▶ _Problem requirements_
Extract the run of lines that starts at the top of the records below and ends at the line with "const points = frequencies.map((f, i)", keeping both ends and excluding pictures.

▶ _Stored data_
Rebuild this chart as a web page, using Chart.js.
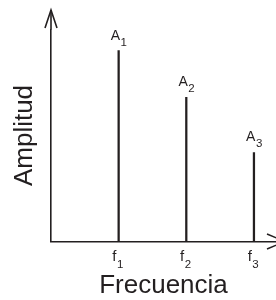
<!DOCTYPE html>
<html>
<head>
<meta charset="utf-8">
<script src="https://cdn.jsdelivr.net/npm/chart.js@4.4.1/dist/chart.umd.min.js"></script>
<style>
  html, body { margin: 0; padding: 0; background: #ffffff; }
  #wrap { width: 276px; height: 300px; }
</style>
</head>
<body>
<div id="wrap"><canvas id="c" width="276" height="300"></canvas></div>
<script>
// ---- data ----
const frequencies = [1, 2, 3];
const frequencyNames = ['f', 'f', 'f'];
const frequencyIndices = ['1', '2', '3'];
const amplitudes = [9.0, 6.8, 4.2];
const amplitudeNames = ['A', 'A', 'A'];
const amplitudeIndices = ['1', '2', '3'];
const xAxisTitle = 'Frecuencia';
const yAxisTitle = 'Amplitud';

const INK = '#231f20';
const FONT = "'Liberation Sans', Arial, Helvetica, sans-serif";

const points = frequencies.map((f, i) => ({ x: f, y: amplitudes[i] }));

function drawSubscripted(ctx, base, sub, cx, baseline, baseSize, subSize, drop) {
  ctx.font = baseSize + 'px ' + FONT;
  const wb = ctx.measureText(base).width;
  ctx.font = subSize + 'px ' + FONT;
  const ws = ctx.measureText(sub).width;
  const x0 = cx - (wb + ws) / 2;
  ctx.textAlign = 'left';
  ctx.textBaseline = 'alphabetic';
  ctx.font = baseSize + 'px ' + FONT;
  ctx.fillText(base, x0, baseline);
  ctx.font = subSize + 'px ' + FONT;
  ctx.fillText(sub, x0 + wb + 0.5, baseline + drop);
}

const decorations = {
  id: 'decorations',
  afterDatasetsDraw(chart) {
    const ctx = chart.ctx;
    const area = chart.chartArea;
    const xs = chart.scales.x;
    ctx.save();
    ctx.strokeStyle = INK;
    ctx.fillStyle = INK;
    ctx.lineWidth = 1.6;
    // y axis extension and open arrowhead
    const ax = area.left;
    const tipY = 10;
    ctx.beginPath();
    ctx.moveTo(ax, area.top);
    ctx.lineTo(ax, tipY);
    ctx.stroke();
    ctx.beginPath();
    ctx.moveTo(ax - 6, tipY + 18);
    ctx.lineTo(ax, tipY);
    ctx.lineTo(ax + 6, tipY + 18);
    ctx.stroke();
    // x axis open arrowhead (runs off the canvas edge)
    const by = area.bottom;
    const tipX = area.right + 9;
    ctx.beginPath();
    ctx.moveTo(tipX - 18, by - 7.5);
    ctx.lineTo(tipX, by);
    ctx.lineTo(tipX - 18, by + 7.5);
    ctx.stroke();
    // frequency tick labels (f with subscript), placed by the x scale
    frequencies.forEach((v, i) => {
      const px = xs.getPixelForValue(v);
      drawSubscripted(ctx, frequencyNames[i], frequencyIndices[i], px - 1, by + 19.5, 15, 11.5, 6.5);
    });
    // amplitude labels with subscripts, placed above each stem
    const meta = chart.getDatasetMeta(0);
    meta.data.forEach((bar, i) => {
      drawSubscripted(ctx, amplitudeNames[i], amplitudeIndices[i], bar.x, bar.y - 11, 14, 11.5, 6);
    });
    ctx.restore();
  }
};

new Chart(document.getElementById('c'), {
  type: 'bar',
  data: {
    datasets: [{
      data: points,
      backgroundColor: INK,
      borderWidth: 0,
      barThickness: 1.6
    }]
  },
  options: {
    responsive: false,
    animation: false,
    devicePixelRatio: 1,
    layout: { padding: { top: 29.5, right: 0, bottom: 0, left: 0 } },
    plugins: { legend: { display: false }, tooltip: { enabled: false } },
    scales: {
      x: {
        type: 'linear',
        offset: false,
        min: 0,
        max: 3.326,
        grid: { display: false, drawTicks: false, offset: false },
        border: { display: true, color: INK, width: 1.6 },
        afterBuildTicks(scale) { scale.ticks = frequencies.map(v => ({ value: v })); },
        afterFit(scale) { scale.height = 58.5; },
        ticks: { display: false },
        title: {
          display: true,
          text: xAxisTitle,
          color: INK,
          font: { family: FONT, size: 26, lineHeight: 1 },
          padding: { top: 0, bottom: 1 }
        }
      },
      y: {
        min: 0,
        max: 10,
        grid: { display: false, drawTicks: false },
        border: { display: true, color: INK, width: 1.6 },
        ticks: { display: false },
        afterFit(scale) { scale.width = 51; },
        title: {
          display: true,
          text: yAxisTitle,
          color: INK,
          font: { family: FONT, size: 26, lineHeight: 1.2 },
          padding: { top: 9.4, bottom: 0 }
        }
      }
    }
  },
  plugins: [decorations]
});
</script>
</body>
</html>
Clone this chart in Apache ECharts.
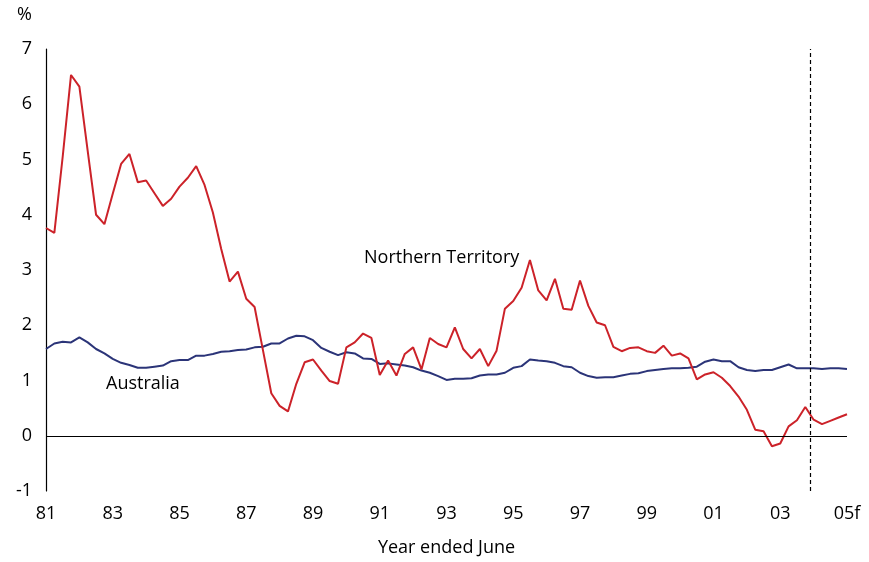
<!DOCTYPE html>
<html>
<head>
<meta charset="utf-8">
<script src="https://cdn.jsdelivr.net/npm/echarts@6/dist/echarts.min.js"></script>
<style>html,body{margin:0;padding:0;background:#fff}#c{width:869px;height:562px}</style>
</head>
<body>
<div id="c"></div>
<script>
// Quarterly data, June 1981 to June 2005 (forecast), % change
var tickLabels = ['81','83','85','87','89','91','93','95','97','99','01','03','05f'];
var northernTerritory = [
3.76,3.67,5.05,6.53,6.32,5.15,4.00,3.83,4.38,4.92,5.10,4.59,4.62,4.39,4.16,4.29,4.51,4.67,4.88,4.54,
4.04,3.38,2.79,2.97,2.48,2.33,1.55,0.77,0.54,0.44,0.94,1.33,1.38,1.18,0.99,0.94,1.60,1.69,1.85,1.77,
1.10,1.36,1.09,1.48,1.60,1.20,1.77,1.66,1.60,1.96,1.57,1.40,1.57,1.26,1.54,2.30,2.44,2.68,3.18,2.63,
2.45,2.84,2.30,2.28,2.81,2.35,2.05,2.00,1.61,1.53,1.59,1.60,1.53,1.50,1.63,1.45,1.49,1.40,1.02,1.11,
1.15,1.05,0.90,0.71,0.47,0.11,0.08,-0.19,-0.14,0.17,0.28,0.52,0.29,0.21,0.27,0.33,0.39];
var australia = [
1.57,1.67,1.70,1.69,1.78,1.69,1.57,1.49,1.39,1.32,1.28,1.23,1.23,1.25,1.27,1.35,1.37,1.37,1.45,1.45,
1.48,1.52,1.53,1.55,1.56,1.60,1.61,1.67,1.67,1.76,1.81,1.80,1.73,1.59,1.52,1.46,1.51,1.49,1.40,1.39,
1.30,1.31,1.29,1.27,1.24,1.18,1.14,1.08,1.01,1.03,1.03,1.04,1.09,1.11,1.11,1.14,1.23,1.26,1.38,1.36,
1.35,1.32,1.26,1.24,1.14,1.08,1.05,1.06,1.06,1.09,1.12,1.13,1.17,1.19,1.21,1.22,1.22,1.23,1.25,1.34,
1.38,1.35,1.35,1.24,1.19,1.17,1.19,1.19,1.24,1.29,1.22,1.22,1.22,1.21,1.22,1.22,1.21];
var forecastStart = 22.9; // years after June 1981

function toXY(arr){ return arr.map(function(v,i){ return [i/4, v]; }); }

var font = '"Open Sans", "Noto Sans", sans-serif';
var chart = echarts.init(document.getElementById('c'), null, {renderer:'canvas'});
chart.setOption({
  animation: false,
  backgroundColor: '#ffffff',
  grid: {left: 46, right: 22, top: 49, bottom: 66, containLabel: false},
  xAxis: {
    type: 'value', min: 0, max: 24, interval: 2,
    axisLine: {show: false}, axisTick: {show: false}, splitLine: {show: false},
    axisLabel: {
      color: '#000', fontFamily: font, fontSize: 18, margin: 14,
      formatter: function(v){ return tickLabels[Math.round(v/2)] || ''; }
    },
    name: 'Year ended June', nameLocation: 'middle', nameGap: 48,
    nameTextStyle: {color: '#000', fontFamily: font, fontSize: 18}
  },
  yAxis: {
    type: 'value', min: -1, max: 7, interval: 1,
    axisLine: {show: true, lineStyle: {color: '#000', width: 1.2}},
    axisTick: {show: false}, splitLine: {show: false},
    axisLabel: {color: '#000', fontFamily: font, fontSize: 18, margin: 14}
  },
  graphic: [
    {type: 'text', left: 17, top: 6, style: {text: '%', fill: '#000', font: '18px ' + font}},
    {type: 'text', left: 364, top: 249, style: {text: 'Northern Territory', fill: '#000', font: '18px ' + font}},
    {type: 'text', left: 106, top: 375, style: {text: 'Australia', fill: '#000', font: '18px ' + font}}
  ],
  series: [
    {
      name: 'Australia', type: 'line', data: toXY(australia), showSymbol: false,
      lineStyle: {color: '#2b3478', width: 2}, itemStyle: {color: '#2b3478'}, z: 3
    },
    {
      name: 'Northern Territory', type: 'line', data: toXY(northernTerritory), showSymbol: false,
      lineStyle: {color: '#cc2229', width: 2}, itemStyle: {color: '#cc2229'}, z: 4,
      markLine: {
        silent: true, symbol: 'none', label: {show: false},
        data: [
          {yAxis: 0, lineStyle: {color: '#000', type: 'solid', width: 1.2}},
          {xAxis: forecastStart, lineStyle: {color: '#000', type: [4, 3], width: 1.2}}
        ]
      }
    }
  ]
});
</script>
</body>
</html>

▶ _Response_
Rebuild this chart as a web page, using Chart.js.
<!DOCTYPE html>
<html>
<head>
<meta charset="utf-8">
<script src="https://cdn.jsdelivr.net/npm/chart.js@4.4.1/dist/chart.umd.min.js"></script>
<style>
  html, body { margin: 0; padding: 0; background: #ffffff; }
  #wrap { width: 276px; height: 300px; }
</style>
</head>
<body>
<div id="wrap"><canvas id="c" width="276" height="300"></canvas></div>
<script>
// ---- data ----
const frequencies = [1, 2, 3];
const frequencyNames = ['f', 'f', 'f'];
const frequencyIndices = ['1', '2', '3'];
const amplitudes = [9.0, 6.8, 4.2];
const amplitudeNames = ['A', 'A', 'A'];
const amplitudeIndices = ['1', '2', '3'];
const xAxisTitle = 'Frecuencia';
const yAxisTitle = 'Amplitud';

const INK = '#231f20';
const FONT = "'Liberation Sans', Arial, Helvetica, sans-serif";

const points = frequencies.map((f, i) => ({ x: f, y: amplitudes[i] }));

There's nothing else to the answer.